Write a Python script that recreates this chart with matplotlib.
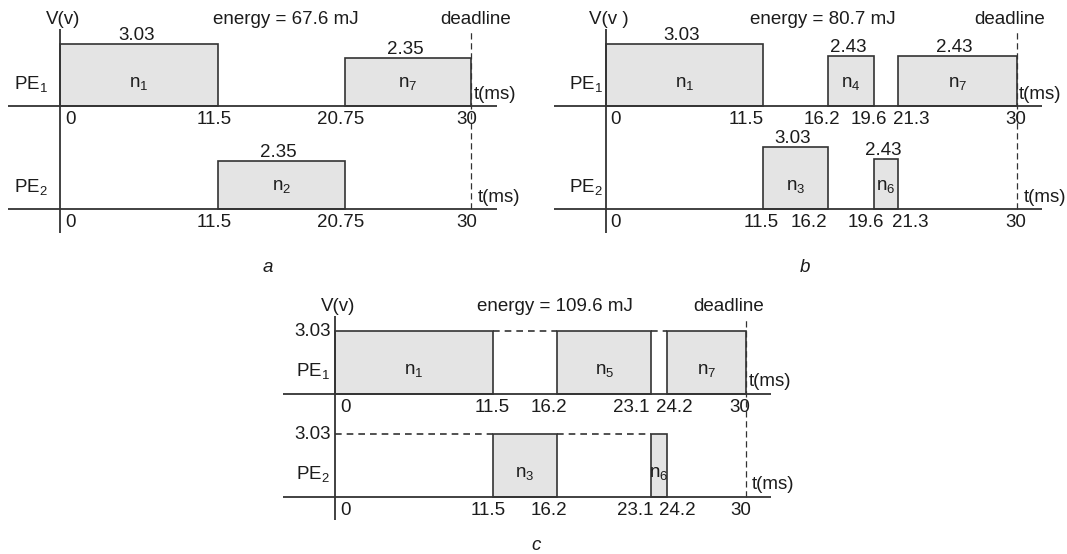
import matplotlib.pyplot as plt

plt.rcParams['font.family'] = ['Liberation Sans', 'DejaVu Sans']
plt.rcParams['mathtext.fontset'] = 'custom'
plt.rcParams['mathtext.rm'] = 'Liberation Sans'
plt.rcParams['mathtext.it'] = 'Liberation Sans:italic'
plt.rcParams['mathtext.bf'] = 'Liberation Sans:bold'

deadline = 30

# schedule a
a_pe1_tasks = [1, 7]
a_pe1_start = [0, 20.75]
a_pe1_end = [11.5, 30]
a_pe1_volt = [3.03, 2.35]
a_pe2_tasks = [2]
a_pe2_start = [11.5]
a_pe2_end = [20.75]
a_pe2_volt = [2.35]
a_energy = 67.6

# schedule b
b_pe1_tasks = [1, 4, 7]
b_pe1_start = [0, 16.2, 21.3]
b_pe1_end = [11.5, 19.6, 30]
b_pe1_volt = [3.03, 2.43, 2.43]
b_pe2_tasks = [3, 6]
b_pe2_start = [11.5, 19.6]
b_pe2_end = [16.2, 21.3]
b_pe2_volt = [3.03, 2.43]
b_energy = 80.7

# schedule c (one voltage level, idle slots dashed at that level)
c_volt = 3.03
c_pe1_tasks = [1, 5, 7]
c_pe1_start = [0, 16.2, 24.2]
c_pe1_end = [11.5, 23.1, 30]
c_pe1_idle_start = [11.5, 23.1]
c_pe1_idle_end = [16.2, 24.2]
c_pe2_tasks = [3, 6]
c_pe2_start = [11.5, 23.1]
c_pe2_end = [16.2, 24.2]
c_pe2_idle_start = [0, 16.2]
c_pe2_idle_end = [11.5, 23.1]
c_energy = 109.6

# layout
W, H = 1067, 554
PX_MS = 13.7     # pixels per ms
PX_V = 20.6      # pixels per volt
ROW_GAP = 5.0    # PE1 baseline above PE2 baseline
FS = 13.5
INK = '#1c1c1c'
EDGE = '#333333'
FILL = '#e4e4e4'

fig = plt.figure(figsize=(W / 100, H / 100), dpi=100)


def make_ax(x0, y0):
    # x0, y0 = pixel position of the PE2 origin
    xmin, xmax, ymin, ymax = -4, 33, -1.5, 9.5
    left = x0 + xmin * PX_MS
    bottom = y0 - ymin * PX_V
    ax = fig.add_axes([left / W, 1 - bottom / H,
                       (xmax - xmin) * PX_MS / W, (ymax - ymin) * PX_V / H])
    ax.set_xlim(xmin, xmax)
    ax.set_ylim(ymin, ymax)
    ax.axis('off')
    return ax


def draw_row(ax, base, pe, tasks, start, end, volt, nudge, pe_dx,
             show_volt=True, idle_start=(), idle_end=(), t_dx=30.15):
    ax.plot([-3.8, 31.85], [base, base], color=EDGE, lw=1.3, solid_capstyle='butt')
    for k, s, e, v in zip(tasks, start, end, volt):
        ax.bar(s, v, width=e - s, bottom=base, align='edge',
               color=FILL, edgecolor=EDGE, lw=1.2)
        ax.text((s + e) / 2, base + 0.94, r'$\mathrm{n}_{%d}$' % k, fontsize=FS,
                color=INK, ha='center', va='baseline')
        if show_volt:
            ax.text((s + e) / 2 - 0.2, base + v + 0.2, f'{v:.2f}', fontsize=FS,
                    color=INK, ha='center', va='baseline')
    for s, e in zip(idle_start, idle_end):
        ax.plot([s, e], [base + volt[0], base + volt[0]], color=EDGE, lw=1.2,
                ls=(0, (4, 3)))
    ticks = sorted(set([0, deadline] + list(start) + list(end)))
    for t in ticks:
        if t == 0:
            ax.text(0.35, base - 0.87, '0', fontsize=FS, color=INK,
                    ha='left', va='baseline')
        else:
            ax.text(t + nudge.get(t, -0.3), base - 0.87, f'{t:g}', fontsize=FS,
                    color=INK, ha='center', va='baseline')
    ax.text(pe_dx, base + 0.85, r'$\mathrm{PE}_{%d}$' % pe, fontsize=FS,
            color=INK, ha='right', va='baseline')
    ax.text(t_dx, base + 0.36, 't(ms)', fontsize=FS, color=INK,
            ha='left', va='baseline')


def draw_frame(ax, vlabel, energy, energy_x, dead_x):
    ax.plot([0, 0], [-1.15, 8.75], color=EDGE, lw=1.3, solid_capstyle='butt')
    ax.plot([deadline, deadline], [0, 8.65], color=EDGE, lw=0.9, ls=(0, (5, 3)))
    ax.text(0.2, 9.0, vlabel, fontsize=FS, color=INK, ha='center', va='baseline')
    ax.text(energy_x, 9.0, f'energy = {energy} mJ', fontsize=FS, color=INK,
            ha='center', va='baseline')
    ax.text(dead_x, 9.0, 'deadline', fontsize=FS, color=INK,
            ha='center', va='baseline')


# panel a
ax = make_ax(60.3, 209.3)
draw_frame(ax, 'V(v)', a_energy, 16.45, 30.3)
draw_row(ax, ROW_GAP, 1, a_pe1_tasks, a_pe1_start, a_pe1_end, a_pe1_volt, {}, -0.9)
draw_row(ax, 0, 2, a_pe2_tasks, a_pe2_start, a_pe2_end, a_pe2_volt, {}, -0.9, t_dx=30.5)

# panel b
ax = make_ax(605.8, 209.3)
draw_frame(ax, 'V(v )', b_energy, 15.85, 29.5)
draw_row(ax, ROW_GAP, 1, b_pe1_tasks, b_pe1_start, b_pe1_end, b_pe1_volt,
         {11.5: -1.25, 16.2: -0.42, 19.6: -0.42, 21.3: 0.97, 30: -0.1}, -0.2)
draw_row(ax, 0, 2, b_pe2_tasks, b_pe2_start, b_pe2_end, b_pe2_volt,
         {11.5: -0.14, 16.2: -1.37, 19.6: -0.64, 21.3: 0.9, 30: -0.1}, -0.2, t_dx=30.5)

# panel c
ax = make_ax(335, 496.7)
draw_frame(ax, 'V(v)', c_energy, 16.06, 28.7)
draw_row(ax, ROW_GAP, 1, c_pe1_tasks, c_pe1_start, c_pe1_end, [c_volt] * len(c_pe1_tasks),
         {11.5: 0.0, 16.2: -0.6, 23.1: -1.5, 24.2: 0.6, 30: -0.46}, -0.35,
         show_volt=False, idle_start=c_pe1_idle_start, idle_end=c_pe1_idle_end, t_dx=30.2)
draw_row(ax, 0, 2, c_pe2_tasks, c_pe2_start, c_pe2_end, [c_volt] * len(c_pe2_tasks),
         {11.5: -0.3, 16.2: -0.6, 23.1: -1.2, 24.2: 0.8, 30: -0.4}, -0.35,
         show_volt=False, idle_start=c_pe2_idle_start, idle_end=c_pe2_idle_end, t_dx=30.45)
for base in [ROW_GAP, 0]:
    ax.text(-0.3, base + c_volt, f'{c_volt:.2f}', fontsize=FS, color=INK,
            ha='right', va='center')

# captions
for lab, x, y in [('a', 268, 268), ('b', 805, 268), ('c', 536, 545)]:
    fig.text(x / W, 1 - y / H, lab, fontsize=FS, style='italic', color=INK,
             ha='center', va='center')

plt.savefig('out.png', dpi=100)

**Goal of the exercise**
Your task is to restate word for word the lines from the top of the data to the line containing "deadline = 30", both ends included, with every picture left out.

**Task result**
Write a Python script that recreates this chart with matplotlib.
import matplotlib.pyplot as plt

plt.rcParams['font.family'] = ['Liberation Sans', 'DejaVu Sans']
plt.rcParams['mathtext.fontset'] = 'custom'
plt.rcParams['mathtext.rm'] = 'Liberation Sans'
plt.rcParams['mathtext.it'] = 'Liberation Sans:italic'
plt.rcParams['mathtext.bf'] = 'Liberation Sans:bold'

deadline = 30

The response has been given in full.